While it seems like Belichick has been prowling the sidelines in his signature hoodie forever, he’s not in any rush to retire. In fact, the head coach recently suggested that he could keep working for quite a while.
Bill Belichick’s coaching career
Like most coaches, Bill Belichick started his football career as a player. He had an early connection to coaching, however, as his father was an assistant coach on the United States Naval Academy staff.
After hanging up his shoulder pads, Belichick got into coaching himself. He took a job as a special assistant for the Baltimore Colts, before moving on to Detroit and Denver. In New York, however, Belichick really started to shine.

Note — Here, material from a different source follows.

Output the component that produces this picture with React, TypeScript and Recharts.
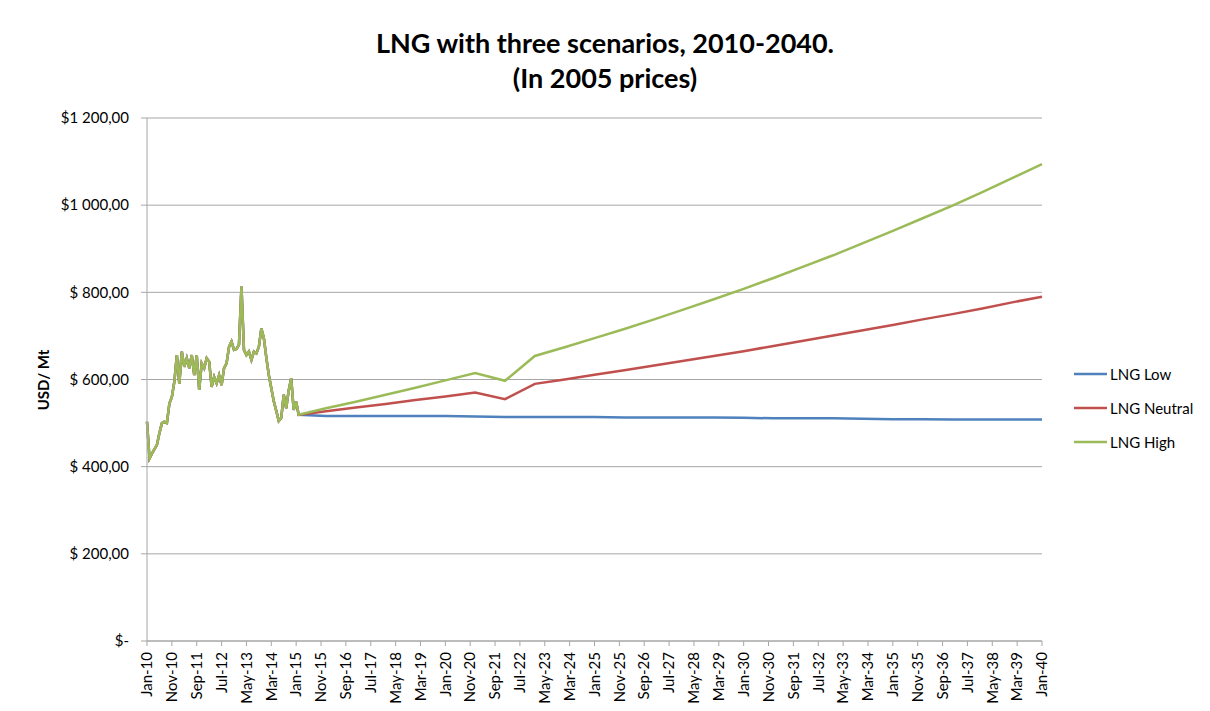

He joined the Giants staff as a special teams coach and defensive assistant but quickly moved up in the organization. He became the linebackers coach in 1980 and, by 1985, was the defensive coordinator. Led by Lawrence Taylor, Belichick’s defense won two Lombardi Trophies as the Giants knocked off the Denver Broncos in 1986 and upset the Buffalo Bills in 1990.
On the back of that success, Belichick landed his first head coaching job with the Cleveland Browns in 1991. After leaving the midwest, he took jobs with the Patriots and Jets. In 2000, however, he returned to New England; the franchise never looked back.

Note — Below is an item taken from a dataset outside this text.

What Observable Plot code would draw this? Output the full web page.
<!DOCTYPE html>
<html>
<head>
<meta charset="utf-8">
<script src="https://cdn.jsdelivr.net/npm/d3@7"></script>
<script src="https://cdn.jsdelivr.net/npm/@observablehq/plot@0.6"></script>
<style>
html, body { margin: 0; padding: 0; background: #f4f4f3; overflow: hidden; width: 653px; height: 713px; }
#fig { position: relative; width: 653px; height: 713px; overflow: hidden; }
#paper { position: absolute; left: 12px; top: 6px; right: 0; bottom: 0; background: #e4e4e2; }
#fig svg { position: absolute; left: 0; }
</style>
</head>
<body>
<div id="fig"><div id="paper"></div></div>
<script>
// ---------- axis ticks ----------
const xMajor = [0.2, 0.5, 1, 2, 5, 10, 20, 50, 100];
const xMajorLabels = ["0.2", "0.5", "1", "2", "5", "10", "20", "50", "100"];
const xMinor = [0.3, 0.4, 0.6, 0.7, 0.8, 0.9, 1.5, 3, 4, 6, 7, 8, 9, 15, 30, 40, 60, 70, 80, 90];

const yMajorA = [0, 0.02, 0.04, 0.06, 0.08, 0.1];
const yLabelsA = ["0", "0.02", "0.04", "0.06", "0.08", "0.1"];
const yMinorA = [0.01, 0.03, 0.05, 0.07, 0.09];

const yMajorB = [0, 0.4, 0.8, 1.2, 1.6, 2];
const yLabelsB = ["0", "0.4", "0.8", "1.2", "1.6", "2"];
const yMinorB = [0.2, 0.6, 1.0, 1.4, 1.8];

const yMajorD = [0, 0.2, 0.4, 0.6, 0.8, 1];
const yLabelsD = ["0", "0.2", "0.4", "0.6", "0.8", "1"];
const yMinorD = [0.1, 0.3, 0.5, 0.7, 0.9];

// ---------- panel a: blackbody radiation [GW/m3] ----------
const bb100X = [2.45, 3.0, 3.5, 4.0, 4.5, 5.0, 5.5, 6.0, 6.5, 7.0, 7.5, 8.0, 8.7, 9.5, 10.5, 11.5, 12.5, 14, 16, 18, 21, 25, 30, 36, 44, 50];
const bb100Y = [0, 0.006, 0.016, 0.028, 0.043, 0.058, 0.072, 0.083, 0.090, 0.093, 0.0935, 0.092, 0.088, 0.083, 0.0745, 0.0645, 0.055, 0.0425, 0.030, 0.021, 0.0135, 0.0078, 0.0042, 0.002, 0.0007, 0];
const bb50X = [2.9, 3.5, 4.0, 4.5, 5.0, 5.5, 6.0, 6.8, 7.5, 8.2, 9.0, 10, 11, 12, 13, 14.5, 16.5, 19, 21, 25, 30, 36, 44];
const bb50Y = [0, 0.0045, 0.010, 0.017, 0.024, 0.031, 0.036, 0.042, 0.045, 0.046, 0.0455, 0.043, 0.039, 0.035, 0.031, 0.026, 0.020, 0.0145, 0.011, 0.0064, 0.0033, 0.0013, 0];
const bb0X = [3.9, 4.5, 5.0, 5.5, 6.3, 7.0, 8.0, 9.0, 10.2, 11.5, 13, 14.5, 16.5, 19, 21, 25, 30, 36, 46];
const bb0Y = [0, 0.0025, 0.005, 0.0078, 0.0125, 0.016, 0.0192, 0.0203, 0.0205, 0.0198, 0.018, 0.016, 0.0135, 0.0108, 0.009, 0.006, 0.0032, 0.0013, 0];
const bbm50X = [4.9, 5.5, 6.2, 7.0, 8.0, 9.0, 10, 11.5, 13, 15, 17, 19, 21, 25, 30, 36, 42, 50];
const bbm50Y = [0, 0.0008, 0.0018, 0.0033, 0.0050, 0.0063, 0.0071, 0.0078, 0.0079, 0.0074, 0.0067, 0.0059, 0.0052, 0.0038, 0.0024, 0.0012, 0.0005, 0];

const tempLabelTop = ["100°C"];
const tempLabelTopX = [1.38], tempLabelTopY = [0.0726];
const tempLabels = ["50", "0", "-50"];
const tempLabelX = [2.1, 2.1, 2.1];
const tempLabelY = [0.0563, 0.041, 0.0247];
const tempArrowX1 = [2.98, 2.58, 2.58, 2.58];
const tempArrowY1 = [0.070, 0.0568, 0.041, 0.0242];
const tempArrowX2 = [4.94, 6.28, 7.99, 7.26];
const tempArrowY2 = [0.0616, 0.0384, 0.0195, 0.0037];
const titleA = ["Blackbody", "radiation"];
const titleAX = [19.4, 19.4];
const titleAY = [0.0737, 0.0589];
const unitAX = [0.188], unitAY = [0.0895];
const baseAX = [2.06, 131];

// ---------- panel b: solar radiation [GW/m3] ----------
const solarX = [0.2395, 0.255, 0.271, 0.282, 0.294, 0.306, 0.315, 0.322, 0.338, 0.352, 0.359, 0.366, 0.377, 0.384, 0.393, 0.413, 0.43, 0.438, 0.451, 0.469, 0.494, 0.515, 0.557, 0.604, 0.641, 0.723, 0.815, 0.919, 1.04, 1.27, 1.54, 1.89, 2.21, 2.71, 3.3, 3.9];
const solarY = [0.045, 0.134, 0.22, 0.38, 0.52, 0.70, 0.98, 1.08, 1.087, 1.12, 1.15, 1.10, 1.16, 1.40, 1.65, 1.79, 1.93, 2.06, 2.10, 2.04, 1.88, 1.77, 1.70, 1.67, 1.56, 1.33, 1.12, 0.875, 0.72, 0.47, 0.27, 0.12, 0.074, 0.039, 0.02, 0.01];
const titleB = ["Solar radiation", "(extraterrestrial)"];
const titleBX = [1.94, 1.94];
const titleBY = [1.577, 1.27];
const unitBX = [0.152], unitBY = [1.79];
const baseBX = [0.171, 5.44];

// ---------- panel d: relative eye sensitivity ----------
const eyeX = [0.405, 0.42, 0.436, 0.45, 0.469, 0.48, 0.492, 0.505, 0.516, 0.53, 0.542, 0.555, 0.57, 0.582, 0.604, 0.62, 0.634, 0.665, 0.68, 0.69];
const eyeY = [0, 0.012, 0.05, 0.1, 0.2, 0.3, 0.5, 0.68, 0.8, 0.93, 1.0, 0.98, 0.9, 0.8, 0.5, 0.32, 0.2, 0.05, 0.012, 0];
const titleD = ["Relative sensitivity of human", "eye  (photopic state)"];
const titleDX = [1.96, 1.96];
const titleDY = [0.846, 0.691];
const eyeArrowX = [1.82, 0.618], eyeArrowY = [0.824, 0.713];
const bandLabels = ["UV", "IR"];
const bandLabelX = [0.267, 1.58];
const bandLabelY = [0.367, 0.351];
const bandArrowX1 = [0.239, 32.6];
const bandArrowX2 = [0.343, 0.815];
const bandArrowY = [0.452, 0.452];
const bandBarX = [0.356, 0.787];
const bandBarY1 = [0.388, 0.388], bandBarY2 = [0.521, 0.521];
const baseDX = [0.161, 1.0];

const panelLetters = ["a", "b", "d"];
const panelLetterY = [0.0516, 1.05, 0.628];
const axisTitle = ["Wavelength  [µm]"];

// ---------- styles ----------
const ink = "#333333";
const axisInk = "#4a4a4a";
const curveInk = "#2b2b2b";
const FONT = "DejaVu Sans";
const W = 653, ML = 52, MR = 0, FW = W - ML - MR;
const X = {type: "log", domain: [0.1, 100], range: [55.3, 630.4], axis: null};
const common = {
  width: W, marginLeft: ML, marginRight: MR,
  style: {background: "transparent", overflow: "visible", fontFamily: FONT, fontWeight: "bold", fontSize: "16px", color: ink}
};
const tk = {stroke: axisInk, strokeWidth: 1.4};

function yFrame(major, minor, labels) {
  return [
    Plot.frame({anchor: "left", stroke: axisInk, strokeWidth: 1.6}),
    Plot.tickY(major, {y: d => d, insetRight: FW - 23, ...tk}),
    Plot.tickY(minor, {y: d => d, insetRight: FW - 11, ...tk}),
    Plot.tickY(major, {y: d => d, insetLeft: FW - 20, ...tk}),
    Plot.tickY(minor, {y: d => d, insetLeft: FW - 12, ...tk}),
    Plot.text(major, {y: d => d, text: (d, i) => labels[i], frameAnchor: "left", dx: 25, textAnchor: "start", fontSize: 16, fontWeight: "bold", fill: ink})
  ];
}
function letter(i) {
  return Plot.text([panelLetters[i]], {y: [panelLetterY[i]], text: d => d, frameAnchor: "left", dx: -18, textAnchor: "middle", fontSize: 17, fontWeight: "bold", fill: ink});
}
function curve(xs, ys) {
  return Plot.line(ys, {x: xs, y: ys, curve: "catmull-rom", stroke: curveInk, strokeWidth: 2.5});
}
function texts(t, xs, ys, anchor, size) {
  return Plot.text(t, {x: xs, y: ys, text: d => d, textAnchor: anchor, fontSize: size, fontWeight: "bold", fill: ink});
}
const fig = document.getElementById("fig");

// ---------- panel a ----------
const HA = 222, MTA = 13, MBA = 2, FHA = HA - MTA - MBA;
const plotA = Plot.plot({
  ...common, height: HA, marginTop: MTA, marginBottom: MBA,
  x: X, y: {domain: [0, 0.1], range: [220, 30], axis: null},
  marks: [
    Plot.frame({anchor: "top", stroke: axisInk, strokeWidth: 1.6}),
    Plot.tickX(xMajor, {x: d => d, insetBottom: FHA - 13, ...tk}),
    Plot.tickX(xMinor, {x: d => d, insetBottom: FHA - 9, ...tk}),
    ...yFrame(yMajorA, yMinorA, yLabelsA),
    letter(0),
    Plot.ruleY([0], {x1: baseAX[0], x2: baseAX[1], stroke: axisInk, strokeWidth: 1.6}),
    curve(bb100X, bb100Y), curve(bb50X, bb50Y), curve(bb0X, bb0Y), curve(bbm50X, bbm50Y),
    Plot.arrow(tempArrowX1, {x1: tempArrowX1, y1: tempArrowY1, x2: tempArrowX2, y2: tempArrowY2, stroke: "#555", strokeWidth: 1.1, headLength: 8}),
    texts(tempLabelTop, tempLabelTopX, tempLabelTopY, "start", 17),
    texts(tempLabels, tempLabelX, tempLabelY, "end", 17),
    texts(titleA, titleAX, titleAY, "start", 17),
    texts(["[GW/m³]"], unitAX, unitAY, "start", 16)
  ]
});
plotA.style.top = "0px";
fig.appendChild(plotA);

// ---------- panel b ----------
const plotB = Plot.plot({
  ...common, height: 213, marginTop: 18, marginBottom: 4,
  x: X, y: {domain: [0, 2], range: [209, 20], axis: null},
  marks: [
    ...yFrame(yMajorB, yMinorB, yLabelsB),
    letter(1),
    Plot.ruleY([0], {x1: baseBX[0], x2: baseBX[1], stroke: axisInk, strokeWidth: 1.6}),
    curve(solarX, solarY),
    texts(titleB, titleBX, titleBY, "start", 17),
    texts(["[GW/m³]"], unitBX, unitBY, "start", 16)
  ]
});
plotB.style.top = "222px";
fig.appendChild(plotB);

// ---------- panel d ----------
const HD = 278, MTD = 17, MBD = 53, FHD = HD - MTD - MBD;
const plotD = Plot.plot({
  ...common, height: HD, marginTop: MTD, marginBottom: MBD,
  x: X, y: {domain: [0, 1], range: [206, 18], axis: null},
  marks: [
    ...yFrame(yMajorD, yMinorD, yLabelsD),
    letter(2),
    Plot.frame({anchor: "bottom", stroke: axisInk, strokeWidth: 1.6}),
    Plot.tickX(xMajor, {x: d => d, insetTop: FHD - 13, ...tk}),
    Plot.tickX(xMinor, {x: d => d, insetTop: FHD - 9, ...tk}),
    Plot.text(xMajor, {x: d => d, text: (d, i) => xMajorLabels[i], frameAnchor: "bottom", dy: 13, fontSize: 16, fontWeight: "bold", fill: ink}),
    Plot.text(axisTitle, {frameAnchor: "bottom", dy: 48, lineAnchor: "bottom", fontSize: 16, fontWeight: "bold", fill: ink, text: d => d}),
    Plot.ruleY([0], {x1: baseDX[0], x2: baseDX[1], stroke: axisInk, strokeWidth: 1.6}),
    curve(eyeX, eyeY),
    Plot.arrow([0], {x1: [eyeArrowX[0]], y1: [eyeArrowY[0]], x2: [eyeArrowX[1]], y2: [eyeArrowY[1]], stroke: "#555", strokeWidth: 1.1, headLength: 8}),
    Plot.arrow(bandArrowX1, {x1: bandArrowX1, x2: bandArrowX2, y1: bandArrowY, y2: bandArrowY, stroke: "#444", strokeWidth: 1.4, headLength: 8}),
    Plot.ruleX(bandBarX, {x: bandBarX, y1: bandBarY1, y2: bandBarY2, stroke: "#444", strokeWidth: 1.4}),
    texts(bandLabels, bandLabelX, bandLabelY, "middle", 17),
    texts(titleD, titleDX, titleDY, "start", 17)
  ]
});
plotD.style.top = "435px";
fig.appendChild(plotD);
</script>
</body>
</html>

The end of a Patriots era?
Tom Brady and Bill Belichick have formed an unstoppable partnership with the New England Patriots. That dynamic duo, however, could soon become a thing of the past.
Rumors have recently started swirling that Tom Brady could leave the Patriots after this season. The quarterback’s Brookline, Massachusetts home is currently for sale; Brady’s trainer, Alex Guerrero, is also selling his house. Those factors, combined with the quarterback’s age, led ESPN’s Adam Schefter to publically explain that he thinks Brady will move on.

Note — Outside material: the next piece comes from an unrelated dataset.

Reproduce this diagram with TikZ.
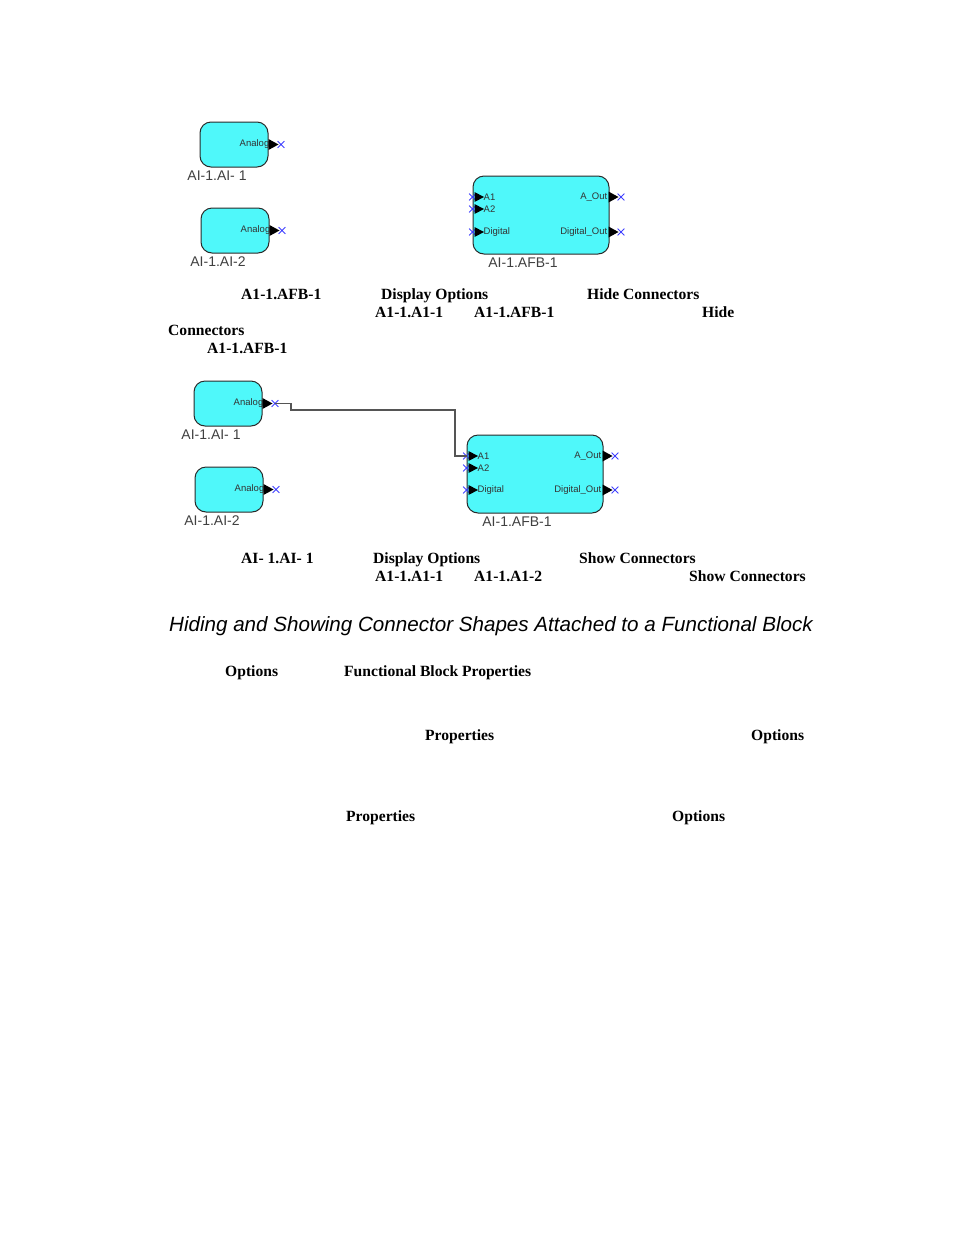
\documentclass[tikz,border=0pt]{standalone}
\usepackage{fontspec}
\setmainfont{Liberation Serif}
\setsansfont{Liberation Sans}
\usetikzlibrary{positioning}
\usetikzlibrary{shapes.misc}
\definecolor{fb-fill}{HTML}{4FF8FA}
\definecolor{fb-edge}{HTML}{2A2A2A}
\definecolor{fb-wire}{HTML}{555555}
\definecolor{fb-label}{HTML}{404040}
\newcommand{\captionfont}{\sffamily\itshape\fontsize{20.6}{22}\selectfont}

\begin{document}
\begin{tikzpicture}[x=1pt, y=-1pt, >=latex]

  % Global Style Definitions
  \tikzset{
    fblock/.style={draw=fb-edge, fill=fb-fill, rounded corners=11pt, line width=1pt, inner sep=0pt},
    aiblock/.style={fblock, minimum width=68pt, minimum height=45pt},
    afbblock/.style={fblock, minimum width=136pt, minimum height=78pt},
    blabel/.style={font=\sffamily\fontsize{14}{14}\selectfont, text=fb-label, inner sep=0pt},
    plabel/.style={font=\sffamily\fontsize{9.5}{10}\selectfont, text=black!80, inner sep=0pt},
    xmark/.style={cross out, draw=blue!75, minimum size=6pt, inner sep=0pt, line width=0.8pt},
    btext/.style={font=\bfseries\fontsize{15.6}{18}\selectfont, inner sep=0pt, anchor=base west},
    wire/.style={draw=fb-wire, line width=1.3pt},
    outport/.pic={\fill (0,-5.5) -- (10,0) -- (0,5.5) -- cycle; \node[xmark] at (12.5,0) {}; \coordinate (-tip) at (12.5,0);},
    inport/.pic={\node[xmark] at (0,0) {}; \coordinate (-tip) at (0,0); \fill (2,-5) -- (11.5,0) -- (2,5) -- cycle;}
  }

  \useasboundingbox (0,0) rectangle (954,1235);

  % Upper view: connectors hidden
  \node (ai1) [aiblock] at (234,144.5) {};
  \node (ai1lbl) [blabel, below=3pt of ai1.south, xshift=-17pt] {AI-1.AI- 1};
  \node [plabel, anchor=east] at ([xshift=1pt]ai1.east) {Analog};
  \pic (ai1p) at (ai1.east) {outport};

  \node (ai2) [aiblock] at (235,230.5) {};
  \node (ai2lbl) [blabel, below=3pt of ai2.south, xshift=-17pt] {AI-1.AI-2};
  \node [plabel, anchor=east] at ([xshift=1pt]ai2.east) {Analog};
  \pic (ai2p) at (ai2.east) {outport};

  \node (afb1) [afbblock] at (541,215) {};
  \node (afb1lbl) [blabel, below=3pt of afb1.south, xshift=-18pt] {AI-1.AFB-1};
  \pic (afb1a) at ([yshift=18pt]afb1.west) {inport};
  \pic (afb1b) at ([yshift=6pt]afb1.west) {inport};
  \pic (afb1d) at ([yshift=-17pt]afb1.west) {inport};
  \node [plabel, anchor=west] at ([xshift=11pt, yshift=18pt]afb1.west) {A1};
  \node [plabel, anchor=west] at ([xshift=11pt, yshift=6pt]afb1.west) {A2};
  \node [plabel, anchor=west] at ([xshift=11pt, yshift=-17pt]afb1.west) {Digital};
  \node [plabel, anchor=east] at ([xshift=-2pt, yshift=18pt]afb1.east) {A\_Out};
  \node [plabel, anchor=east] at ([xshift=-2pt, yshift=-17pt]afb1.east) {Digital\_Out};
  \pic (afb1o) at ([xshift=-1pt, yshift=18pt]afb1.east) {outport};
  \pic (afb1p) at ([xshift=-1pt, yshift=-17pt]afb1.east) {outport};

  % Text for the upper view
  \node (t1a) [btext] at (241,299) {A1-1.AFB-1};
  \node (t1b) [btext] at (381,299) {Display Options};
  \node (t1c) [btext] at (587,299) {Hide Connectors};
  \node (t2a) [btext] at (375,317) {A1-1.A1-1};
  \node (t2b) [btext] at (474,317) {A1-1.AFB-1};
  \node (t2c) [btext] at (702,317) {Hide};
  \node (t3a) [btext] at (168,335) {Connectors};
  \node (t4a) [btext] at (207,353) {A1-1.AFB-1};

  % Lower view: connectors shown and wired
  \node (ai3) [aiblock] at (228,403.5) {};
  \node (ai3lbl) [blabel, below=3pt of ai3.south, xshift=-17pt] {AI-1.AI- 1};
  \node [plabel, anchor=east] at ([xshift=1pt]ai3.east) {Analog};
  \pic (ai3p) at (ai3.east) {outport};

  \node (ai4) [aiblock] at (229,489.5) {};
  \node (ai4lbl) [blabel, below=3pt of ai4.south, xshift=-17pt] {AI-1.AI-2};
  \node [plabel, anchor=east] at ([xshift=1pt]ai4.east) {Analog};
  \pic (ai4p) at (ai4.east) {outport};

  \node (afb2) [afbblock] at (535,474) {};
  \node (afb2lbl) [blabel, below=3pt of afb2.south, xshift=-18pt] {AI-1.AFB-1};
  \pic (afb2a) at ([yshift=18pt]afb2.west) {inport};
  \pic (afb2b) at ([yshift=6pt]afb2.west) {inport};
  \pic (afb2d) at ([yshift=-16pt]afb2.west) {inport};
  \node [plabel, anchor=west] at ([xshift=11pt, yshift=18pt]afb2.west) {A1};
  \node [plabel, anchor=west] at ([xshift=11pt, yshift=6pt]afb2.west) {A2};
  \node [plabel, anchor=west] at ([xshift=11pt, yshift=-16pt]afb2.west) {Digital};
  \node [plabel, anchor=east] at ([xshift=-2pt, yshift=18pt]afb2.east) {A\_Out};
  \node [plabel, anchor=east] at ([xshift=-2pt, yshift=-16pt]afb2.east) {Digital\_Out};
  \pic (afb2o) at ([xshift=-1pt, yshift=18pt]afb2.east) {outport};
  \pic (afb2p) at ([xshift=-1pt, yshift=-16pt]afb2.east) {outport};

  % Wire from Analog to A1
  \coordinate (bend1) at (291,410);
  \coordinate (bend2) at (455,410);
  \draw[wire] (ai3p-tip) -| (bend1) -- (bend2) |- (afb2a-tip);

  % Text for the lower view
  \node (t5a) [btext] at (241,563) {AI- 1.AI- 1};
  \node (t5b) [btext] at (373,563) {Display Options};
  \node (t5c) [btext] at (579,563) {Show Connectors};
  \node (t6a) [btext] at (375,581) {A1-1.A1-1};
  \node (t6b) [btext] at (474,581) {A1-1.A1-2};
  \node (t6c) [btext] at (689,581) {Show Connectors};

  % Caption
  \node (cap) [inner sep=0pt, anchor=base west, font=\captionfont] at (169,631) {Hiding and Showing Connector Shapes Attached to a Functional Block};

  % Remaining text
  \node (t7a) [btext] at (225,676) {Options};
  \node (t7b) [btext] at (344,676) {Functional Block Properties};
  \node (t8a) [btext] at (425,740) {Properties};
  \node (t8b) [btext] at (751,740) {Options};
  \node (t9a) [btext] at (346,821) {Properties};
  \node (t9b) [btext] at (672,821) {Options};

\end{tikzpicture}
\end{document}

While there haven’t been any specific rumors about Belichick, the clock may be ticking. In 2009, the head coach said he didn’t want to coach into his 70s. That would give him three more seasons on the NFL sideline.
How long can Bill Belichick coach?
While Belichick previously cast age 70 as his cutoff, the coach appears to be changing his tune. During his weekly radio spot on WEEI, he suggested that he could remain on the sidelines for a while.
“When I said it, maybe I didn’t know what 70 felt like,” Belichick explained. “So I’m not really sure if that’s an accurate statement today or not. At the time, I didn’t feel that way. Now that I’m closer to that age, I don’t know.”
While it’s hard to know how long Belichick will want to keep coaching, there’s no reason to believe he’ll be in any rush to retire. He has complete control over the Patriots’ football operations and gets along well with owner Robert Kraft. Belichick’s sons, Steve and Brian, are also on the coaching staff, which could minimize the need to retire for family reasons.
At this point, Belichick is within touching distance of the NFL’s all-time wins record, trailing Don Shula by 47 victories. While it’s hard to know the head coach’s plans, it’s hard to believe he won’t try his best to break the record before riding off into the sunset.